American public health researcher

Trevor K. Archer is a Bahamian research scientist who is a National Institutes of Health Distinguished Investigator and deputy director at the National Institute of Environmental Health Sciences. He leads the Chromatin and Gene Expression Group, who investigate chromatin, epigenetics and embryonic stem cells pluripotency.

== Early life and education ==
Archer was born in The Bahamas. He studied biochemistry at Queen's University at Kingston, and remained there for his doctorate. His doctoral research considered human and non-human primate apolipoprotein biosynthesis. He moved to the National Cancer Institute as a postdoctoral researcher working on chromatin and epigenetics, with a focus on steroid hormone activated transcription.

== Research and career ==
Archer returned to Canada in 1992, where he was made an Assistant Professor and National Cancer Institute Canada scientist at University of Western Ontario. He received tenure in 1996. In 1999, he was recruited to the National Institute of Environmental Health Sciences. He was promoted to Chief of Molecular Carcinogenesis in 2003, and Chief of Epigenetics and Stem Cell Biology in 2014. He was named as an National Institutes of Health Distinguished Investigator in 2019.

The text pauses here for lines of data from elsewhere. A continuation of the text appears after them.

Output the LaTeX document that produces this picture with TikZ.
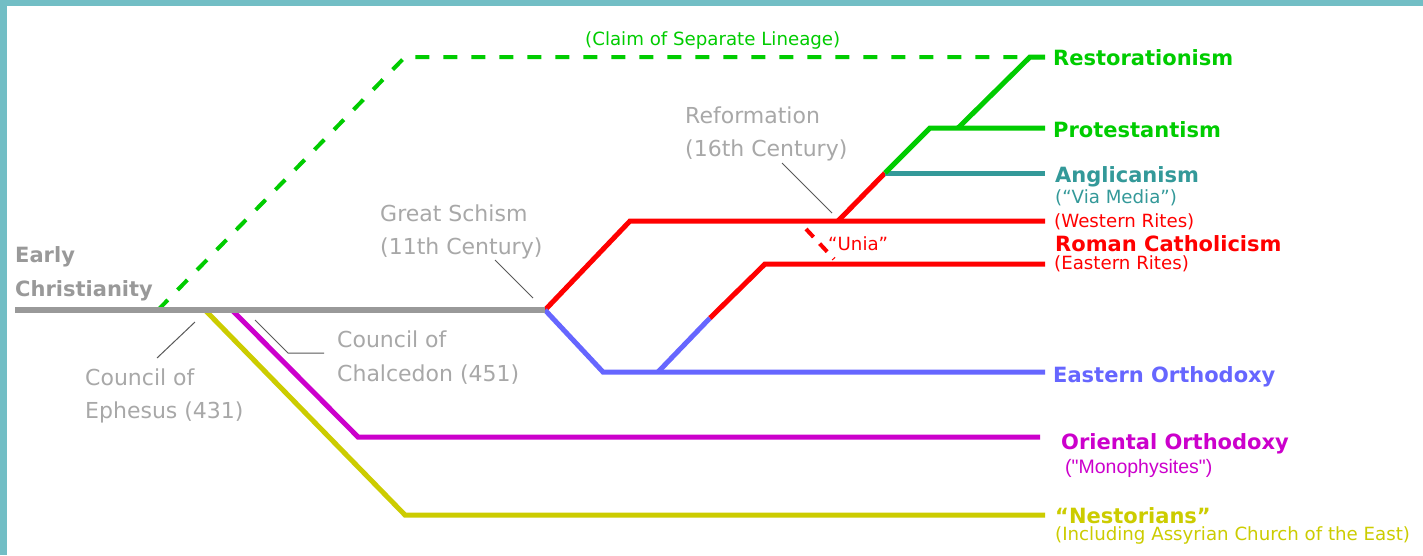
\documentclass[tikz,border=0pt]{standalone}
\usepackage{fontspec}
\setmainfont{DejaVu Sans}
\newfontfamily\arialfont{Liberation Sans}
\definecolor{frame}{HTML}{72BEC5}
\definecolor{lgrey}{HTML}{999999}
\definecolor{tgrey}{HTML}{A8A8A8}
\definecolor{lgreen}{HTML}{00CC00}
\definecolor{lteal}{HTML}{339999}
\definecolor{lred}{HTML}{FF0000}
\definecolor{lblue}{HTML}{6666FF}
\definecolor{lmag}{HTML}{CC00CC}
\definecolor{lyel}{HTML}{CCCC00}
\begin{document}
\begin{tikzpicture}[x=1pt,y=-1pt,
  branch/.style={line width=5pt, line join=miter, line cap=butt},
  dashbranch/.style={line width=4pt, dash pattern=on 14pt off 14pt},
  leader/.style={line width=1pt, draw=black!65},
  lbl/.style={anchor=base west, inner sep=0pt},
  bigb/.style={lbl, font=\fontsize{21}{24}\selectfont\bfseries},
  gtxt/.style={lbl, text=tgrey, font=\fontsize{22}{26}\selectfont},
  small/.style={lbl, font=\fontsize{18.2}{20}\selectfont},
]
\useasboundingbox (0,0) rectangle (1423,555);
\fill[white] (0,0) rectangle (1423,555);
\fill[frame] (0,0) rectangle (1423,6);
\fill[frame] (0,0) rectangle (7,555);

% coordinates
\coordinate (o) at (15,310);
\coordinate (gs) at (545,310);
\coordinate (d0) at (158,310);
\coordinate (d1) at (405,57);
\coordinate (dE) at (1040,57);
\coordinate (nest0) at (205,310);
\coordinate (yelC) at (405,515);
\coordinate (yelE) at (1045,515);
\coordinate (mono0) at (232,310);
\coordinate (magC) at (358,437);
\coordinate (magE) at (1040,437);
\coordinate (rcC) at (630,221);
\coordinate (ref) at (838,221);
\coordinate (wrE) at (1045,221);
\coordinate (angl) at (885,173);
\coordinate (anglE) at (1045,173);
\coordinate (protC) at (930,128);
\coordinate (protE) at (1045,128);
\coordinate (restB) at (958,128);
\coordinate (restC) at (1030,57);
\coordinate (restE) at (1045,57);
\coordinate (eoC) at (603,372);
\coordinate (eoB) at (658,372);
\coordinate (eoE) at (1045,372);
\coordinate (uniaM) at (710,318);
\coordinate (erC) at (765,264);
\coordinate (erE) at (1045,264);
\coordinate (u1) at (806,229);
\coordinate (u2) at (834,259);

% branches
\draw[lgreen, dashbranch] (d0) -- (d1) -- (dE);
\draw[lyel, branch] (nest0) -- (yelC) -- (yelE);
\draw[lmag, branch] (mono0) -- (magC) -- (magE);
\draw[lred, branch] (gs) -- (rcC) -- (wrE);
\draw[lred, branch] (ref) -- (angl);
\draw[lteal, branch] (angl) -- (anglE);
\draw[lgreen, branch] (angl) -- (protC) -- (protE);
\draw[lgreen, branch] (restB) -- (restC) -- (restE);
\draw[lblue, branch] (gs) -- (eoC) -- (eoE);
\draw[lblue, branch] (eoB) -- (uniaM);
\draw[lred, branch] (uniaM) -- (erC) -- (erE);
\draw[lred, line width=4pt, dash pattern=on 11pt off 9pt] (u1) -- (u2);
\draw[lgrey, line width=6pt] (o) -- (gs);

% leaders
\coordinate (le1) at (195,322); \coordinate (le2) at (157,358);
\draw[leader] (le1) -- (le2);
\coordinate (lc1) at (255,320); \coordinate (lc2) at (288,353); \coordinate (lc3) at (324,353);
\draw[leader] (lc1) -- (lc2) -- (lc3);
\coordinate (lg1) at (495,260); \coordinate (lg2) at (533,298);
\draw[leader] (lg1) -- (lg2);
\coordinate (lr1) at (782,163); \coordinate (lr2) at (832,213);
\draw[leader] (lr1) -- (lr2);

% grey labels
\node[lbl, text=lgrey, font=\fontsize{21}{24}\selectfont\bfseries] (early1) at (15,262) {Early};
\node[lbl, text=lgrey, font=\fontsize{21}{24}\selectfont\bfseries] (early2) at (15,296) {Christianity};
\node[gtxt] (eph1) at (85,385) {Council of};
\node[gtxt] (eph2) at (85,418) {Ephesus (431)};
\node[gtxt] (chal1) at (337,347) {Council of};
\node[gtxt] (chal2) at (337,381) {Chalcedon (451)};
\node[gtxt] (gs1) at (380,221) {Great Schism};
\node[gtxt] (gs2) at (380,254) {(11th Century)};
\node[gtxt] (rf1) at (685,123) {Reformation};
\node[gtxt] (rf2) at (685,156) {(16th Century)};
\node[small, text=lgreen] (claim) at (585,45) {(Claim of Separate Lineage)};
\node[small, text=lred] (unia) at (828,250) {“Unia”};

% right labels
\node[bigb, text=lgreen] (rest) at (1053,65) {Restorationism};
\node[bigb, text=lgreen] (prot) at (1053,137) {Protestantism};
\node[bigb, text=lteal] (angt) at (1055,182) {Anglicanism};
\node[small, text=lteal] (via) at (1055,203) {(“Via Media”)};
\node[small, text=lred] (west) at (1054,227) {(Western Rites)};
\node[bigb, text=lred, text depth=0pt] (rc) at (1055,251) {Roman Catholicism};
\node[small, text=lred, text height=12pt] (east) at (1054,269) {(Eastern Rites)};
\node[bigb, text=lblue] (eo) at (1053,382) {Eastern Orthodoxy};
\node[bigb, text=lmag] (oo) at (1061,449) {Oriental Orthodoxy};
\node[lbl, text=lmag, font=\arialfont\fontsize{19.5}{21}\selectfont] (mono) at (1065,473) {("Monophysites")};
\node[bigb, text=lyel] (nest) at (1055,523) {“Nestorians”};
\node[small, text=lyel] (incl) at (1055,540) {(Including Assyrian Church of the East)};
\end{tikzpicture}
\end{document}
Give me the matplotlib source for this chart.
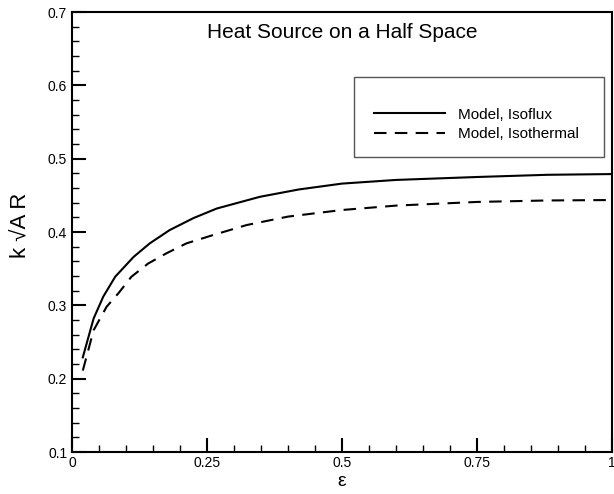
import matplotlib
matplotlib.use("Agg")
import matplotlib.pyplot as plt
from matplotlib.ticker import MultipleLocator
from matplotlib.patches import Rectangle
from matplotlib.lines import Line2D

plt.rcParams['font.family'] = ['Liberation Sans', 'DejaVu Sans']

eps_flux = [0.020, 0.040, 0.058, 0.080, 0.114, 0.144, 0.181, 0.225, 0.268, 0.348, 0.42, 0.50, 0.60, 0.75, 0.88, 1.00]
k_flux   = [0.229, 0.282, 0.312, 0.339, 0.366, 0.3845, 0.4027, 0.419, 0.432, 0.448, 0.458, 0.466, 0.471, 0.475, 0.478, 0.479]

eps_therm = [0.020, 0.040, 0.064, 0.086, 0.110, 0.141, 0.175, 0.212, 0.262, 0.3235, 0.40, 0.50, 0.60, 0.75, 0.88, 1.00]
k_therm   = [0.211, 0.266, 0.298, 0.3165, 0.339, 0.357, 0.371, 0.3845, 0.396, 0.4095, 0.421, 0.430, 0.436, 0.441, 0.443, 0.4436]

title = "Heat Source on a Half Space"
labels = ["Model, Isoflux", "Model, Isothermal"]

fig = plt.figure(figsize=(6.14, 4.94), dpi=100)
ax = fig.add_axes([72/614, (494-452)/494, 540/614, 440/494])

ax.plot(eps_flux, k_flux, color='black', lw=1.5, ls='-')
ax.plot(eps_therm, k_therm, color='black', lw=1.5, ls=(0, (6, 4)))

ax.set_xlim(0, 1)
ax.set_ylim(0.1, 0.7)
ax.xaxis.set_major_locator(MultipleLocator(0.25))
ax.xaxis.set_minor_locator(MultipleLocator(0.05))
ax.yaxis.set_major_locator(MultipleLocator(0.1))
ax.yaxis.set_minor_locator(MultipleLocator(0.02))
ax.set_xticks([0, 0.25, 0.5, 0.75, 1.0])
ax.set_xticklabels(["0", "0.25", "0.5", "0.75", "1"])
ax.set_yticks([0.1, 0.2, 0.3, 0.4, 0.5, 0.6, 0.7])
ax.set_yticklabels(["0.1", "0.2", "0.3", "0.4", "0.5", "0.6", "0.7"])
ax.tick_params(which='both', direction='in', top=False, right=False, labelsize=10, color='black')
ax.tick_params(which='major', length=10, width=1.5)
ax.tick_params(which='minor', length=5, width=1.0)
ax.tick_params(axis='x', pad=3)
for s in ax.spines.values():
    s.set_linewidth(1.5)
    s.set_color('black')

ax.set_xlabel("ε", fontsize=14, labelpad=2)
ax.set_ylabel("k √A R", fontsize=16, labelpad=8)
ax.yaxis.set_label_coords(-0.075, 0.515)

ax.text(0.5, (452-33)/440, title, transform=ax.transAxes, ha='center', va='center', fontsize=15)

x0 = (354-72)/540; x1 = (604-72)/540
y1 = (452-77)/440; y0 = (452-157)/440
ax.add_patch(Rectangle((x0, y0), x1-x0, y1-y0, transform=ax.transAxes, fill=False,
                       edgecolor='#555555', lw=1.0))
handles = [Line2D([], [], color='black', lw=1.5, ls='-'),
           Line2D([], [], color='black', lw=1.5, ls=(0, (6, 4)))]
ax.legend(handles, labels, loc='center left', bbox_to_anchor=((374-72)/540, (452-124.5)/440),
          frameon=False, fontsize=11, handlelength=4.65, handletextpad=0.85, labelspacing=0.35,
          borderpad=0, borderaxespad=0)

fig.savefig("out.png", dpi=100)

Archer's research uses genomics to study the environmental factors that impact the architecture of chromatin, and how changes to the architecture of chromatin impact gene expression, which affects health and disease. Archer showed that steroid hormone signalling can be used to understand how gene expression is controlled. More recently, Archer was involved in research finding that histone modifications occur independently of DNA transcription, and that transcription can undo histone modifications.

In an interview with Molecular Cell, Archer said that throughout his career he was underestimated because of his skin color. As a Deputy Director of the National Institute of Environmental Health Sciences, Archer chaired a committee on workplace culture, where he looked to diversify the talent pool, and make the NIEHS more inclusive.